In 2017, Anschutz’s foundation gave $63.7 million to charities in the form of 900 donations ranging from $1,000 to $2 million to about 800 different groups, mostly in Colorado and Oklahoma. He came under fire at the beginning of 2018 when it was revealed $770,000 in donations were made to at least seven groups that have been accused by gay rights organizations of making anti-LGBTQ statements in the past. That includes $200,000 pledge in 2016 to Focus on the Family, which is considered anti-LGBTQ because of its opposition to protections against discrimination, and and $50,000 to Dare to Share, a ministry run by anti-gay pastor Greg Stier.
Anschutz was also widely criticized in 2017, days after the Coachella lineup was announced, when it was revealed he had contributed to three anti-LGBTQ groups between 2010 and 2013 -- $110,000 for the Alliance Defending Freedom, $50,000 to the National Christian Foundation and $30,000 to the Family Research Council. He said at the time that accusations that he was homophobic were "fake news" and "garbage," declaring "I unequivocally support the rights of all people without regard to sexual orientation."
In making the donation to the Elton John Foundation, Anschutz is trying to change the narrative and reinforce that he does not harbor anti-LGBT sentiments. AEG is promoting John’s three-year Farewell Yellow Brick Road retirement tour which begins later this year.
"The donation by Phil to (the foundation) is in keeping with the special connection and consistently supportive, collaborative relationship I have developed with AEG for more than a decade. We will put his donation to work to ensure that vulnerable groups are not left behind in the fight against HIV/AIDS," said John in a statement provided to Billboard. "This funding will help our programs provide life-saving work for LGBT communities around the world, starting with the LGBT Fund in Sub-Saharan Africa."
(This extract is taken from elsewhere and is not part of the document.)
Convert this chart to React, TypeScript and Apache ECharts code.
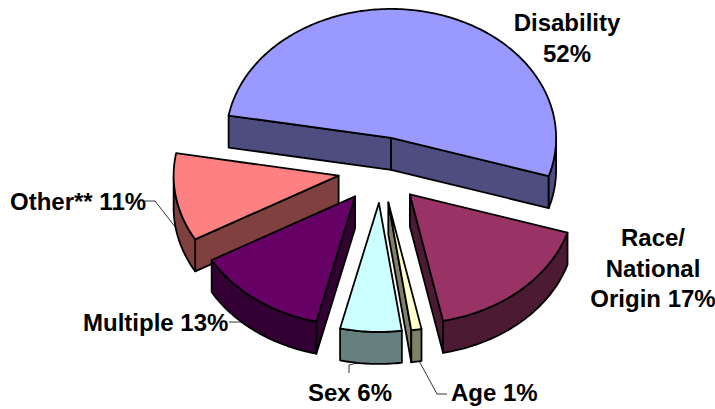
import React, { useEffect, useRef } from "react";
import * as echarts from "echarts";

// Complaint share by basis, clockwise from the upper left of the pie.
const categories = ["Disability", "Race/National Origin", "Age", "Sex", "Multiple", "Other**"];
const values = [52, 17, 1, 6, 13, 11];
const labelLines = [
  ["Disability", "52%"],
  ["Race/", "National", "Origin 17%"],
  ["Age 1%"],
  ["Sex 6%"],
  ["Multiple 13%"],
  ["Other** 11%"],
];
const topColors = ["#9999FF", "#993366", "#FFFFCC", "#CCFFFF", "#660066", "#FF8080"];
const wallColors = ["#4D4D80", "#4D1A33", "#808066", "#668080", "#330033", "#804040"];

// Later entries overlap earlier ones.
const paintOrder = [0, 5, 1, 2, 3, 4];

// Projection of the tilted disc.
const CENTER = { x: 381, y: 170 };
const RADIUS = { x: 165, y: 129 };
const EXPLODE = { x: 43, y: 33 };
const DEPTH = 32;
const START_DEG = 170;

const TOTAL = values.reduce((a, b) => a + b, 0);
const rad = (d: number) => (d * Math.PI) / 180;

// Slice boundaries in degrees, running clockwise on screen.
const spans = (() => {
  let a = START_DEG;
  return values.map((v) => {
    const from = a;
    a -= (v / TOTAL) * 360;
    return { from, to: a };
  });
})();

const renderSlice = (_params: any, api: any) => {
  const i = api.value(0);
  const { from, to } = spans[i];
  const mid = rad((from + to) / 2);
  const ax = CENTER.x + EXPLODE.x * Math.cos(mid);
  const ay = CENTER.y - EXPLODE.y * Math.sin(mid);
  const rim = (deg: number, drop = 0): number[] => [
    ax + RADIUS.x * Math.cos(rad(deg)),
    ay - RADIUS.y * Math.sin(rad(deg)) + drop,
  ];

  const lineStyle = { stroke: "#000", lineWidth: 1.8, lineJoin: "round" };
  const children: any[] = [];
  const wall = (points: number[][]) =>
    children.push({
      type: "polygon",
      shape: { points },
      style: { fill: wallColors[i], ...lineStyle },
    });

  // Radial cut faces that turn towards the viewer.
  if (Math.cos(rad(from)) < 0) {
    wall([[ax, ay], rim(from), rim(from, DEPTH), [ax, ay + DEPTH]]);
  }
  if (Math.cos(rad(to)) > 0) {
    wall([[ax, ay], rim(to), rim(to, DEPTH), [ax, ay + DEPTH]]);
  }

  // Outer rim, sampled only on the front half of the ellipse.
  const arcTop: number[][] = [];
  const steps = Math.max(4, Math.ceil(from - to));
  for (let s = 0; s <= steps; s++) arcTop.push(rim(from - ((from - to) * s) / steps));

  const front: number[] = [];
  for (let s = 0; s <= steps; s++) {
    const deg = from - ((from - to) * s) / steps;
    front.push(Math.sin(rad(deg)) <= 0.001 ? 1 : 0);
  }
  let run: number[][] = [];
  const flush = () => {
    if (run.length > 1) {
      const bottom = run.map((p) => [p[0], p[1] + DEPTH]).reverse();
      wall([...run, ...bottom]);
    }
    run = [];
  };
  arcTop.forEach((p, s) => {
    if (front[s]) run.push(p);
    else flush();
  });
  flush();

  children.push({
    type: "polygon",
    shape: { points: [[ax, ay], ...arcTop] },
    style: { fill: topColors[i], ...lineStyle },
  });
  return { type: "group", children };
};

const LABEL_FONT = 'bold 24px "Liberation Sans", Arial, sans-serif';

const label = (i: number, x: number, y: number, align: string) => ({
  type: "text",
  x,
  y,
  style: {
    text: labelLines[i].join("\n"),
    font: LABEL_FONT,
    fill: "#000",
    align,
    verticalAlign: "middle",
    lineHeight: 30.5,
  },
});

const leader = (points: number[][]) => ({
  type: "polyline",
  shape: { points },
  style: { stroke: "#000", lineWidth: 0.8, fill: "none" },
});

export default function App() {
  const ref = useRef<HTMLDivElement>(null);
  useEffect(() => {
    document.body.style.margin = "0";
    const chart = echarts.init(ref.current!, undefined, { renderer: "svg" });
    chart.setOption({
      animation: false,
      backgroundColor: "#fff",
      series: [
        {
          type: "custom",
          coordinateSystem: "none",
          name: "Share by basis",
          renderItem: renderSlice,
          encode: { itemName: 2 },
          data: paintOrder.map((i) => [i, values[i], categories[i]]),
          silent: true,
        },
      ],
      graphic: [
        label(0, 567, 38, "center"),
        label(1, 653, 268, "center"),
        label(2, 451, 392, "left"),
        label(3, 308, 392, "left"),
        label(4, 83, 322, "left"),
        label(5, 10, 201, "left"),
        leader([[145, 201], [155, 201], [176, 228]]),
        leader([[229, 322], [240, 322], [248, 324]]),
        leader([[349, 373], [349, 365], [365, 361]]),
        leader([[447, 394], [437, 394], [418, 359]]),
      ],
    });
    return () => chart.dispose();
  }, []);
  return <div ref={ref} style={{ width: 715, height: 409 }} />;
}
The Elton John AIDS Foundation is a $10 million public-private partnership with the U.S. Government’s President’s Emergency Plan for AIDS Relief initiative that "tackles the stigma, discrimination and violence that prevents LGBT people in Sub-Saharan Africa from accessing the health and HIV services they need,” according to a release from the foundation. "To date, the Fund has already helped nearly 23,000 people in 20 countries, most of which criminalize same-sex relations."